I am not sure if such a single patch, add support for one instruction on x86, can be a PR. However, hope I can ramp up the repo and contribute to AVX2 code generation/emit in coming months.
This kind of thing does not really fit to the concept of a generic jit compiler, because it more of a special casing for a specific issue. It would be interesting to explore other options as well, such as zeroing the target registers directly with a xor operation, since it could be generated without any extra api call. It is also a big question for me whether avx will ever be faster than sse2. If not, this direction does not really worth the effort.
something that might be interesting would be to mix this logic with some other CPU specific codepaths that could be dynamically patched in.
I am sure (for example) that in really modern CPUs with a highly performant AVX-512 circuit the AVX2 code should be able to perform better than SSE2.
Indeed once CPUs with the next variable vector implementation (AVX10) are out, that dynamically changes the vector size, using AVX would be definitely be faster as it will allow also for AVX-512 to work without any changes on the code.

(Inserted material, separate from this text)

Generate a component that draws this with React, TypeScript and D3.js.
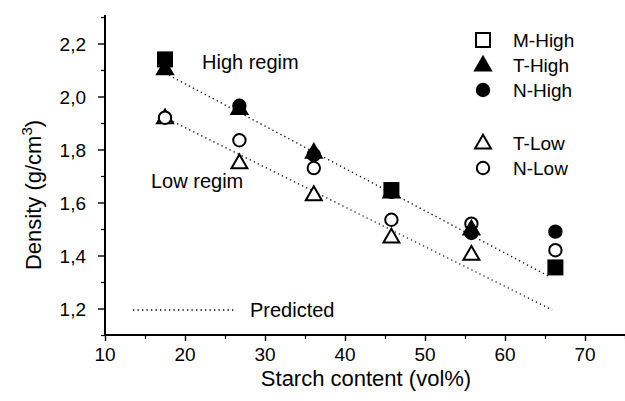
import * as d3 from "d3";
import { useEffect, useRef } from "react";

// starch content (vol%) and measured densities (g/cm3)
const mHighX = [17.5, 45.8, 66.3];
const mHighY = [2.14, 1.647, 1.355];
const tHighX = [17.5, 26.8, 36.1, 45.8, 55.8];
const tHighY = [2.105, 1.955, 1.79, 1.64, 1.5];
const nHighX = [26.8, 36.1, 45.8, 55.8, 66.3];
const nHighY = [1.965, 1.78, 1.64, 1.485, 1.49];
const tLowX = [17.5, 26.8, 36.1, 45.8, 55.8];
const tLowY = [1.92, 1.75, 1.63, 1.47, 1.405];
const nLowX = [17.5, 26.8, 36.1, 45.8, 55.8, 66.3];
const nLowY = [1.92, 1.835, 1.73, 1.535, 1.52, 1.42];

// predicted lines (end points)
const predHigh: [number, number][] = [[17.5, 2.088], [65.7, 1.318]];
const predLow: [number, number][] = [[17.5, 1.92], [65.9, 1.195]];

const xTicks = [10, 20, 30, 40, 50, 60, 70];
const xMinor = [15, 25, 35, 45, 55, 65, 75];
const yTicks = [1.2, 1.4, 1.6, 1.8, 2.0, 2.2];
const yMinor = [1.1, 1.3, 1.5, 1.7, 1.9, 2.1, 2.3];

const legendItems = [
  { label: "M-High", shape: "square", fill: false },
  { label: "T-High", shape: "triangle", fill: true },
  { label: "N-High", shape: "circle", fill: true },
  { label: "T-Low", shape: "triangle", fill: false },
  { label: "N-Low", shape: "circle", fill: false },
];

const font = "'Liberation Sans', Arial, Helvetica, sans-serif";

export default function App() {
  const ref = useRef(null);
  const width = 625;
  const height = 401;

  useEffect(() => {
    draw();
  });

  function draw() {
    const svg = d3.select(ref.current);
    svg.selectAll("*").remove();

    const x = d3.scaleLinear().domain([10, 75]).range([105, 625]);
    const y = d3.scaleLinear().domain([1.1, 2.3]).range([335, 17]);

    // axes: major and minor ticks
    const xMaj = svg
      .append("g")
      .attr("transform", "translate(0,335)")
      .call(d3.axisBottom(x).tickValues(xTicks).tickSize(6).tickFormat(() => ""));
    xMaj.select(".domain").attr("stroke-width", 2).attr("d", "M105,0H625");
    xMaj.selectAll(".tick line").attr("stroke-width", 1.4);
    const xMin = svg
      .append("g")
      .attr("transform", "translate(0,335)")
      .call(d3.axisBottom(x).tickValues(xMinor).tickSize(4).tickFormat(() => ""));
    xMin.select(".domain").remove();
    xMin.selectAll(".tick line").attr("stroke-width", 1.2);

    const yMaj = svg
      .append("g")
      .attr("transform", "translate(105,0)")
      .call(d3.axisLeft(y).tickValues(yTicks).tickSize(7).tickFormat(() => ""));
    yMaj.select(".domain").attr("stroke-width", 2).attr("d", "M0,335V15");
    yMaj.selectAll(".tick line").attr("stroke-width", 1.4);
    const yMin = svg
      .append("g")
      .attr("transform", "translate(105,0)")
      .call(d3.axisLeft(y).tickValues(yMinor).tickSize(4).tickFormat(() => ""));
    yMin.select(".domain").remove();
    yMin.selectAll(".tick line").attr("stroke-width", 1.2);

    // tick labels
    svg
      .append("g")
      .selectAll("text")
      .data(xTicks)
      .enter()
      .append("text")
      .attr("x", (d) => x(d))
      .attr("y", 361)
      .attr("text-anchor", "middle")
      .attr("font-family", font)
      .attr("font-size", 19)
      .text((d) => d);

    svg
      .append("g")
      .selectAll("text")
      .data(yTicks)
      .enter()
      .append("text")
      .attr("x", 86)
      .attr("y", (d) => y(d) + 7)
      .attr("text-anchor", "end")
      .attr("font-family", font)
      .attr("font-size", 19)
      .text((d) => d3.format(".1f")(d).replace(".", ","));

    // axis titles
    svg
      .append("text")
      .attr("x", 366)
      .attr("y", 386)
      .attr("text-anchor", "middle")
      .attr("font-family", font)
      .attr("font-size", 22)
      .text("Starch content (vol%)");

    const yl = svg
      .append("text")
      .attr("transform", "translate(41,195) rotate(-90)")
      .attr("text-anchor", "middle")
      .attr("font-family", font)
      .attr("font-size", 22);
    yl.append("tspan").text("Density (g/cm");
    yl.append("tspan").attr("dy", -9).attr("font-size", 15).text("3");
    yl.append("tspan").attr("dy", 9).text(")");

    // predicted lines
    const line = d3
      .line<[number, number]>()
      .x((d) => x(d[0]))
      .y((d) => y(d[1]));
    [predHigh, predLow].forEach((p) => {
      svg
        .append("path")
        .datum(p)
        .attr("d", line)
        .attr("fill", "none")
        .attr("stroke", "#000")
        .attr("stroke-width", 1.3)
        .attr("stroke-dasharray", "1.3,3.2");
    });

    // markers
    function marker(g: any, shape: string, fill: boolean, cx: number, cy: number) {
      const col = fill ? "#000" : "#fff";
      if (shape === "square") {
        g.append("rect")
          .attr("x", cx - 7)
          .attr("y", cy - 7)
          .attr("width", 14)
          .attr("height", 14)
          .attr("fill", col)
          .attr("stroke", "#000")
          .attr("stroke-width", 2);
      } else if (shape === "triangle") {
        g.append("path")
          .attr("d", d3.symbol(d3.symbolTriangle, 110)())
          .attr("transform", `translate(${cx},${cy + 1})`)
          .attr("fill", col)
          .attr("stroke", "#000")
          .attr("stroke-width", 2);
      } else {
        g.append("circle")
          .attr("cx", cx)
          .attr("cy", cy)
          .attr("r", 6.2)
          .attr("fill", col)
          .attr("stroke", "#000")
          .attr("stroke-width", 2);
      }
    }

    const pts = svg.append("g");
    tLowX.forEach((v, i) => marker(pts, "triangle", false, x(v), y(tLowY[i])));
    nLowX.forEach((v, i) => marker(pts, "circle", false, x(v), y(nLowY[i])));
    tHighX.forEach((v, i) => marker(pts, "triangle", true, x(v), y(tHighY[i])));
    nHighX.forEach((v, i) => marker(pts, "circle", true, x(v), y(nHighY[i])));
    mHighX.forEach((v, i) => marker(pts, "square", true, x(v), y(mHighY[i])));

    // annotations
    svg
      .append("text")
      .attr("x", 202)
      .attr("y", 69)
      .attr("font-family", font)
      .attr("font-size", 20)
      .text("High regim");
    svg
      .append("text")
      .attr("x", 151)
      .attr("y", 188)
      .attr("font-family", font)
      .attr("font-size", 20)
      .text("Low regim");

    svg
      .append("line")
      .attr("x1", 133)
      .attr("x2", 236)
      .attr("y1", 310)
      .attr("y2", 310)
      .attr("stroke", "#000")
      .attr("stroke-width", 1.3)
      .attr("stroke-dasharray", "1.3,3.2");
    svg
      .append("text")
      .attr("x", 250)
      .attr("y", 317)
      .attr("font-family", font)
      .attr("font-size", 20)
      .text("Predicted");

    // legend
    const rows = [40, 65, 90, 143, 168];
    const leg = svg.append("g");
    legendItems.forEach((d, i) => {
      marker(leg, d.shape, d.fill, 483, rows[i]);
      leg
        .append("text")
        .attr("x", 513)
        .attr("y", rows[i] + 7)
        .attr("font-family", font)
        .attr("font-size", 19)
        .text(d.label);
    });
  }

  return (
    <svg
      ref={ref}
      width={width}
      height={height}
      style={{ position: "absolute", left: 0, top: 0, background: "#fff" }}
    ></svg>
  );
}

For the next release I decided to use the SSE2 code path. But it would be good to improve the vector use. I tried some methods, such as zeroing the 256 bit register before using it, but it was still slow. And moving the vzeroupper to somewhere else also has no effect. Overall I don't really understand what is exactly happening here, which makes hard to maintain / redesign the code. If feels "fragile", and if you want to play around with some new idea, you might just break it, and you don't even understand why. On the long run we need to understand how the cpu thinks, and how can we exploit it.